The SEC went into overdrive, but Pitt seemed to stall. He had to recuse himself in his first year from cases that involved former clients when he was a private lawyer. Last April, he met with Eugene O'Kelly, head of accounting firm KPMG, a former client, then under the SEC's microscope. Pitt and O'Kelly initially offered conflicting accounts of what was discussed. O'Kelly first claimed he had discussed KPMG's troubles directly with Pitt, but later changed his story. Then Pitt ticked off the White House by quietly lobbying Congress to elevate his job to Cabinet level and give him a nice raise.
Webster's selection as chief of the SEC's new accounting cops was controversial from the start. A bitterly divided commission approved Webster, 78, two weeks ago by a 3-to-2 vote after Pitt had cooled on an earlier choice, John Biggs, head of TIAA-Cref, a successful New York pension fund. Biggs' "sin" seems to have been his reformist zeal. At TIAA-Cref he championed changes in accounting practices and corporate governance.
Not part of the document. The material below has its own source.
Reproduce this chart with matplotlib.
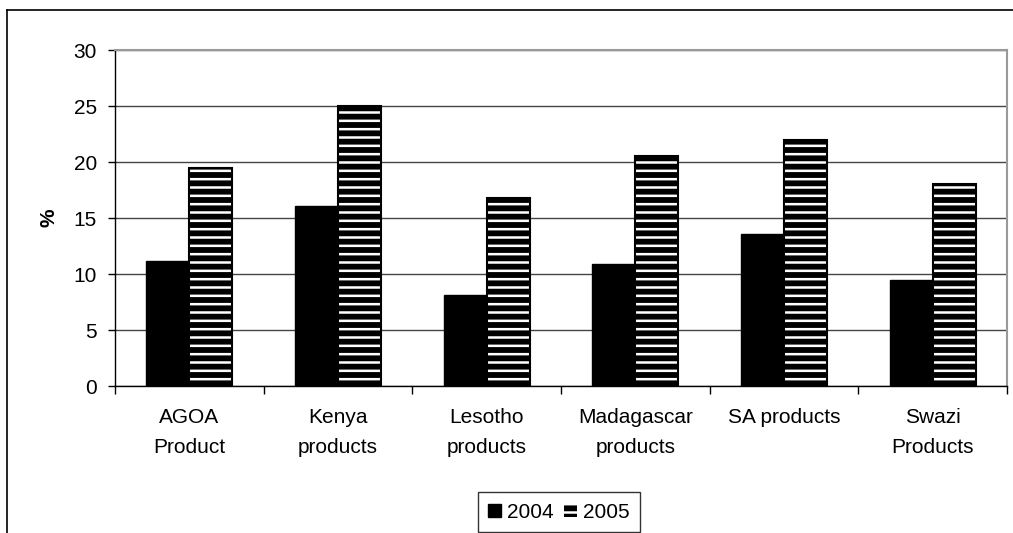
import matplotlib
matplotlib.use("Agg")
import matplotlib.pyplot as plt
import numpy as np
from matplotlib.lines import Line2D
from matplotlib.patches import Patch

categories = ["AGOA\nProduct", "Kenya\nproducts", "Lesotho\nproducts",
              "Madagascar\nproducts", "SA products", "Swazi\nProducts"]
series_names = ["2004", "2005"]
values_2004 = [11.2, 16.1, 8.1, 10.9, 13.6, 9.5]
values_2005 = [19.5, 25.0, 16.8, 20.5, 22.0, 18.0]
y_ticks = [0, 5, 10, 15, 20, 25, 30]

plt.rcParams['font.family'] = ['Liberation Sans', 'DejaVu Sans']
plt.rcParams['hatch.linewidth'] = 1.8
plt.rcParams['hatch.color'] = 'white'

fig = plt.figure(figsize=(10.13, 5.33), dpi=100)
ax = fig.add_axes([115/1013, 1-386/533, (1007-115)/1013, (386-50)/533])

x = np.arange(len(categories))
w = 0.29
ax.bar(x - w/2, values_2004, width=w, color='black', edgecolor='black', linewidth=1, zorder=3)
# hatched bars: black face with white horizontal stripes, then black outline
ax.bar(x + w/2, values_2005, width=w, color='black', edgecolor='white', hatch='--', linewidth=0, zorder=3)
ax.bar(x + w/2, values_2005, width=w, facecolor='none', edgecolor='black', linewidth=1.5, zorder=4)

ax.set_xlim(-0.5, len(categories) - 0.5)
ax.set_ylim(0, 30)
ax.set_yticks(y_ticks)
ax.set_yticklabels([str(t) for t in y_ticks], fontsize=15)
ax.tick_params(axis='y', direction='out', length=5, width=1, pad=8)

ax.set_xticks(x)
ax.set_xticklabels(categories, fontsize=15, linespacing=1.7)
ax.tick_params(axis='x', length=0, pad=16)
ax.set_xticks(np.arange(len(categories) + 1) - 0.5, minor=True)
ax.tick_params(axis='x', which='minor', direction='out', length=6, width=1)

ax.yaxis.grid(True, color='#444444', linewidth=1, zorder=0)
ax.set_axisbelow(True)
for s in ['top', 'right']:
    ax.spines[s].set_color('#999999')
    ax.spines[s].set_linewidth(1.5)
for s in ['left', 'bottom']:
    ax.spines[s].set_color('black')
    ax.spines[s].set_linewidth(1)

ax.set_ylabel('%', fontsize=15, fontweight='bold', labelpad=11)

handles = [Patch(facecolor='black', edgecolor='black'),
           Patch(facecolor='black', edgecolor='white', hatch='--', linewidth=0)]
leg = fig.legend(handles, series_names, loc='upper center',
                 bbox_to_anchor=(559/1013, 1-482/533), ncol=2, fontsize=15,
                 frameon=True, fancybox=False, edgecolor='black',
                 handlelength=0.6, handleheight=0.6, handletextpad=0.3,
                 columnspacing=0.5, borderpad=0.5)
leg.get_frame().set_linewidth(1)

# outer chart frame (left and top edges visible)
fig.add_artist(Line2D([7/1013, 7/1013], [0, 1-10/533], color='black', linewidth=1.2, transform=fig.transFigure))
fig.add_artist(Line2D([7/1013, 1], [1-10/533, 1-10/533], color='black', linewidth=1.2, transform=fig.transFigure))

fig.savefig('out.png', dpi=100)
Washington doesn't always warm up to reformers who actually reform, and Biggs' candidacy ran into opposition from the accounting industry and its chief congressional ally, Republican Representative Michael Oxley, chairman of the Financial Services Committee.
Oxley lobbied Pitt to dump Biggs, arguing that he was too aggressive and unpopular with the industry, congressional sources tell TIME. Oxley's spokeswoman said only that he talked with Pitt frequently and wanted a "moderate person to lead the board, someone able to unite the industry and reformers." SEC commissioner Paul Atkins, a Republican, backed Webster. "I kept beating the drums on Bill Webster from Day One," he says. "Finally, the chairman came around to that way of thinking." Atkins says he favored Webster because as the nation's former top cop he could command respect from business interests.